Well aside from a handful of other annoying problems I need to mention the artificial, over-polished green screen look to everything. I'm guessing they did not film much in Alaska, or with the actors outdoors...anywhere.

That or they botched the aesthetic

e: well I guess they spent millions filming in Iceland

Mokelumne Trekka fucked around with this message at 06:30 on Jan 16, 2024

grobbo
May 29, 2014

Danger posted:

How much of that is explained by this originally being some other completely novel script treatment they shoehorned into the True Detective brand?

Some, not all. I think the True Detective brand has always been a 'you know it when you see it' oddity based largely on the first season - after all the showrunner himself clearly wanted to get away from the supernatural elements in S2, figured the key ingredients were complicated conspiracies, hardboiled adult themes and stagey dialogue, was understandably mocked for the resulting season, and audiences have never been able to agree since then on exactly how much uncanniness there should ideally be.

It's also a show that's had previous success mingling human drama with genre pulp, which can make it hard to unpick what feels suitable and what doesn't What's the difference between the horror cliche of a kid blankly composing scary drawings, the horror cliche of a shivering man with his back to the audience who turns abruptly, and the horror cliches of Errol's Texas Chainsaw Massacre house from Season 1? Buildup and atmospherics, mostly.

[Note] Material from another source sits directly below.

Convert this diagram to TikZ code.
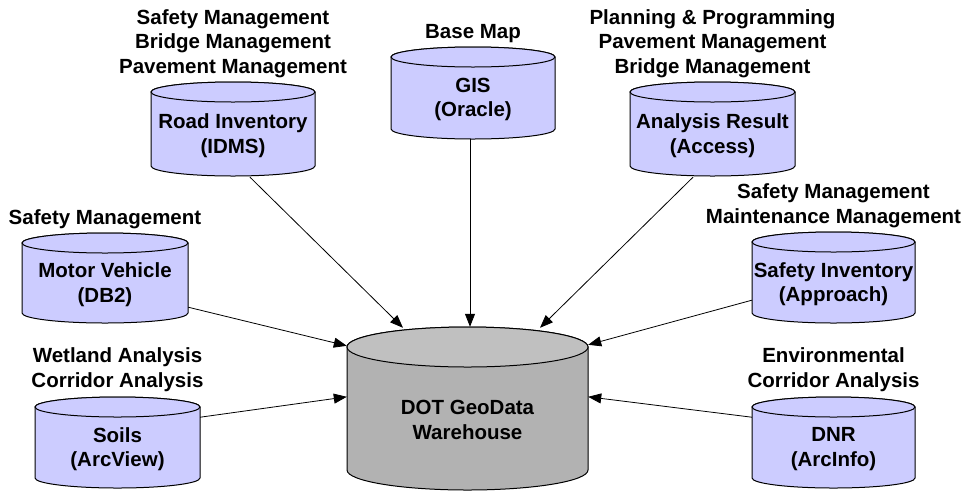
\documentclass[tikz,border=0pt]{standalone}
\usepackage{fontspec}
\setmainfont{Liberation Sans}
\usetikzlibrary{arrows.meta,calc}
\definecolor{dbfill}{HTML}{CCCCFF}
\definecolor{whbody}{HTML}{B2B2B2}
\definecolor{whtop}{HTML}{C0C0C0}
\tikzset{
  cylline/.style={draw=black, line width=1pt},
  dbtext/.style={align=center, inner sep=0pt, font=\fontsize{20.5}{24.5}\selectfont\bfseries},
  lbl/.style={align=center, inner sep=0pt, anchor=south, font=\fontsize{20.5}{24.5}\selectfont\bfseries},
  feed/.style={draw=black, line width=0.8pt, -{Triangle[length=13pt,width=10pt]}}
}
% #1 name, #2 cx, #3 top, #4 width, #5 height, #6 ry, #7 body colour, #8 top colour, #9 text
\newcommand{\dbcyl}[9]{%
  \pgfmathsetmacro\cylrx{#4/2}%
  \filldraw[cylline, fill=#7] ({#2-\cylrx},{-(#3+#6)}) -- ({#2-\cylrx},{-(#3+#5-#6)})
     arc[start angle=180, end angle=360, x radius=\cylrx pt, y radius=#6 pt]
     -- ({#2+\cylrx},{-(#3+#6)})
     arc[start angle=0, end angle=180, x radius=\cylrx pt, y radius=#6 pt] -- cycle;
  \filldraw[cylline, fill=#8] (#2,{-(#3+#6)}) ellipse[x radius=\cylrx pt, y radius=#6 pt];
  \node[inner sep=0pt, minimum width=#4 pt, minimum height=#5 pt] (#1) at (#2,{-(#3+#5/2)}) {};
  \node[dbtext] (#1-t) at (#2,{-(#3+#6+(#5-#6)/2+1.5)}) {#9};
}
\begin{document}
\begin{tikzpicture}[x=1pt,y=1pt]
\useasboundingbox[fill=white] (0,0) rectangle (973,-491);

\dbcyl{ri}{233}{82}{164}{94}{10}{dbfill}{dbfill}{Road Inventory\\(IDMS)}
\dbcyl{gis}{473}{47}{164}{92}{10}{dbfill}{dbfill}{GIS\\(Oracle)}
\dbcyl{ar}{712.5}{82}{165}{94}{10}{dbfill}{dbfill}{Analysis Result\\(Access)}
\dbcyl{mv}{105}{233}{166}{90}{10}{dbfill}{dbfill}{Motor Vehicle\\(DB2)}
\dbcyl{si}{833.5}{232}{163}{91}{10}{dbfill}{dbfill}{Safety Inventory\\(Approach)}
\dbcyl{so}{117.5}{397}{165}{91}{10}{dbfill}{dbfill}{Soils\\(ArcView)}
\dbcyl{dnr}{833.5}{397}{163}{91}{10}{dbfill}{dbfill}{DNR\\(ArcInfo)}
\dbcyl{dw}{467.5}{327}{241}{163}{20}{whbody}{whtop}{DOT GeoData\\Warehouse}

\node[lbl] (ri-l) at ($(ri.north)+(0,4)$) {Safety Management\\Bridge Management\\Pavement Management};
\node[lbl] (gis-l) at ($(gis.north)+(0,4)$) {Base Map};
\node[lbl] (ar-l) at ($(ar.north)+(0,4)$) {Planning \& Programming\\Pavement Management\\Bridge Management};
\node[lbl] (mv-l) at ($(mv.north)+(0,4)$) {Safety Management};
\node[lbl] (si-l) at ($(si.north)+(0,4)$) {Safety Management\\Maintenance Management};
\node[lbl] (so-l) at ($(so.north)+(0,5)$) {Wetland Analysis\\Corridor Analysis};
\node[lbl] (dnr-l) at ($(dnr.north)+(0,5)$) {Environmental\\Corridor Analysis};

\draw[feed] ($(ri.south)+(17,-1)$) -- ($(dw.north)+(-64.5,-1)$);
\draw[feed] ($(gis.south)+(-3,0)$) -- ($(dw.north)+(2.5,0)$);
\draw[feed] ($(ar.south)+(-19.5,-1)$) -- ($(dw.north)+(72.5,-1)$);
\draw[feed] ($(mv.south east)+(0,16)$) -- ($(dw.north west)+(0,-19)$);
\draw[feed] ($(so.south east)+(0,71)$) -- ($(dw.north west)+(0,-70)$);
\draw[feed] ($(si.south west)+(0,23)$) -- ($(dw.north east)+(0,-18)$);
\draw[feed] ($(dnr.south west)+(0,71)$) -- ($(dw.north east)+(0,-70)$);
\end{tikzpicture}
\end{document}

But even bearing in mind that the treatment was an original concept to begin with, it does feel remarkable that nobody in production stopped to say, 'Wait, this show's first episodes usually have the detective examining the eerie aftermath of something terrible that happened completely offscreen, as opposed to a spooky stinger that shows the victims directly being terrorised, isn't there a reason for that?'

To me that smacks of insecurity rather than laziness in adapting the script, though.

Hakkesshu
Nov 4, 2009


Obviously this is not anywhere near the level of season 1, but the premise and atmosphere has intrigued me more than S2 and S3 for sure. I hope they just go full supernatural, TBH - while I thought it was decent, the writing isn't exactly strong enough to be able to pull off pure existential dread so I'd rather just have a cool monster?

ghouldaddy07
Jun 23, 2008

Mokelumne Trekka posted:

Well aside from a handful of other annoying problems I need to mention the artificial, over-polished green screen look to everything. I'm guessing they did not film much in Alaska, or with the actors outdoors...anywhere.

That or they botched the aesthetic

e: well I guess they spent millions filming in Iceland

I found this off-putting myself. The Alaska setting dose a lot for me but the pace felt too fast so nothing got time to breathe.

I think it is a weak start compared to the other three season openers but decent overall.

The extremely online people are already gathering around the show so the discourse will go to absolute poo poo.

roomtone
Jul 1, 2021

it was a few too many spooky moments up front for sure. you didn't have time to dwell on anything and none of the strange occurences felt connected to the others, so it all felt a bit like writers throwing in a lot of threads they'll figure out later.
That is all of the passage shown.